The house is full of boat parts freshly varnished, and ready to reinstall in the New Year. Yesterday the brand new water tanks arrived, brilliant white in colour, unlike the old dark blue ones. So now that we are both finally freed from employment and all our time is our own, we can tackle the rest of the refit once we get home from our week on Islay, with friends.
Meantime the boatyard have been busy working on our mast. We asked them to do a detailed report on the mast and standing rigging, and following their recommendations we have had the forestay replaced, the furling gear serviced, and the burgee pole replaced. The other things we wanted them to do were to put on mast steps (without which I couldn't see myself ever going up the mast, and one day it might be crucial that I should); to put on a combination downlighter and steaming light, a radar blipper, and replace the masthead lights with Lopolights. They have now completed this work, and the mast looks great. We can now get on with removing, mousing, washing and replacing the running rigging.
More in JAnuary.
Soldiering on with the paintbrush and soon the roller on a pole, to get at those inaccessible spaces aft of the engine. Oh joy.
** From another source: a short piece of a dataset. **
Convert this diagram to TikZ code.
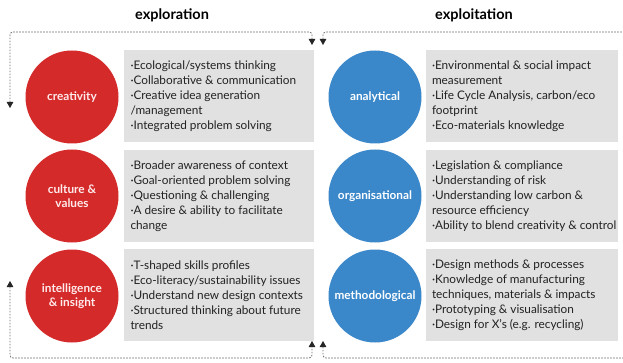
\documentclass[tikz,border=0pt]{standalone}
\usepackage{fontspec}
\setmainfont{Lato}
\usetikzlibrary{arrows.meta, positioning}
\definecolor{cRed}{HTML}{D52A2A}
\definecolor{cBlue}{HTML}{3A87C9}
\definecolor{cBox}{HTML}{E1E1E1}
\definecolor{cLoop}{HTML}{707070}
\definecolor{cText}{HTML}{222222}

\begin{document}
\begin{tikzpicture}[x=1pt, y=-1pt,
      >={Triangle[length=6pt, width=6.5pt, color=black!85]},
      ring/.style={circle, minimum size=93pt, inner sep=0pt, align=center,
                   font=\fontsize{11.8}{13.5}\selectfont\bfseries},
      expl/.style={ring, fill=cRed, text=red!8},
      expt/.style={ring, fill=cBlue, text=white},
      panel/.style={fill=cBox, minimum width=190pt, minimum height=92pt,
                    inner sep=0pt},
      items/.style={align=left, inner sep=0pt, text=cText,
                    font=\fontsize{11.8}{15}\selectfont},
      head/.style={font=\fontsize{14.5}{17}\selectfont\bfseries},
      cycleline/.style={cLoop, line width=0.8pt,
                        dash pattern=on 1.6pt off 1.4pt, rounded corners=3pt}]
    \path[fill=white, use as bounding box] (0,0) rectangle (623,363);

    % headings
    \node[head] (hleft) at (172,15) {exploration};
    \node[head] (hright) at (474,15) {exploitation};

    % exploration column
    \node[expl] (crea) at (72,97)  {creativity};
    \node[expl] (cult) at (72,196) {culture \&\\values};
    \node[expl] (inte) at (72,296) {intelligence\\\& insight};

    \node[panel] (p1) at (218.5,96)  {};
    \node[panel] (p2) at (218.5,196) {};
    \node[panel] (p3) at (218.5,295) {};

    \node[items, anchor=west] (t1) at ([xshift=7pt]p1.west)
      {·Ecological/systems thinking\\·Collaborative \& communication\\
       ·Creative idea generation\\/management\\·Integrated problem solving};
    \node[items, anchor=west] (t2) at ([xshift=7pt]p2.west)
      {·Broader awareness of context\\·Goal-oriented problem solving\\
       ·Questioning \& challenging\\·A desire \& ability to facilitate\\change};
    \node[items, anchor=west] (t3) at ([xshift=7pt]p3.west)
      {·T-shaped skills profiles\\·Eco-literacy/sustainability issues\\
       ·Understand new design contexts\\·Structured thinking about future\\trends};

    % exploitation column
    \node[expt] (anal) at (375,97)  {analytical};
    \node[expt] (orga) at (375,196) {organisational};
    \node[expt] (meth) at (375,296) {methodological};

    \node[panel, minimum width=192pt] (p4) at (522,96)  {};
    \node[panel, minimum width=192pt] (p5) at (522,196) {};
    \node[panel, minimum width=192pt] (p6) at (522,295) {};

    \node[items, anchor=west] (t4) at ([xshift=6pt]p4.west)
      {·Environmental \& social impact\\measurement\\
       ·Life Cycle Analysis, carbon/eco\\footprint\\·Eco-materials knowledge};
    \node[items, anchor=west] (t5) at ([xshift=6pt]p5.west)
      {·Legislation \&\ compliance\\·Understanding of risk\\
       ·Understanding low carbon \&\\resource efficiency\\
       ·Ability to blend creativity \& control};
    \node[items, anchor=west] (t6) at ([xshift=6pt]p6.west)
      {·Design methods \& processes\\·Knowledge of manufacturing\\
       techniques, materials \& impacts\\·Prototyping \& visualisation\\
       ·Design for X's (e.g. recycling)};

    % dotted cycles
    \coordinate (ltopin)  at (10,108);
    \coordinate (ltopa)   at (10,32);
    \coordinate (ltopb)   at (312,32);
    \coordinate (ltopout) at (312,45);
    \coordinate (lbotin)  at (10,281);
    \coordinate (lbota)   at (10,358);
    \coordinate (lbotb)   at (312,358);
    \coordinate (lbotout) at (312,341);
    \coordinate (rtopin)  at (323,45);
    \coordinate (rtopa)   at (323,32);
    \coordinate (rtopb)   at (623,32);
    \coordinate (rbotin)  at (323,341);
    \coordinate (rbota)   at (323,358);
    \coordinate (rbotb)   at (623,358);

    \draw[cycleline, <->] (ltopin) -- (ltopa) -- (ltopb) -- (ltopout);
    \draw[cycleline, <->] (lbotin) -- (lbota) -- (lbotb) -- (lbotout);
    \draw[cycleline, <-]  (rtopin) -- (rtopa) -- (rtopb);
    \draw[cycleline, <-]  (rbotin) -- (rbota) -- (rbotb);
\end{tikzpicture}
\end{document}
Meantime carrying out a long and painful feasibility study on how to shoehorn a holding tank of either rigid or flexible construction into scarce locker space we haven't got. Nobody makes them small enough for our boat, and even the smallest ones need a huge footprint. Work in progress there.
Also deciding that the water tanks have been with us for ten years and probably some time beofre that, so should be ready to split seams any time now. So we're getting new ones, made to measure.
So just to cheer ourselves up and remember the good sailing last summer, here is a photograph David Stone on Nova took of us as we had just raised the new Rocna anchor and were motoring out of Canna harbour, in late June or early July. Note the small black creature in the dashing red lifejacket, rushing up the deck to keep in touch with all developments.
May 2008 can't come soon enough chaps!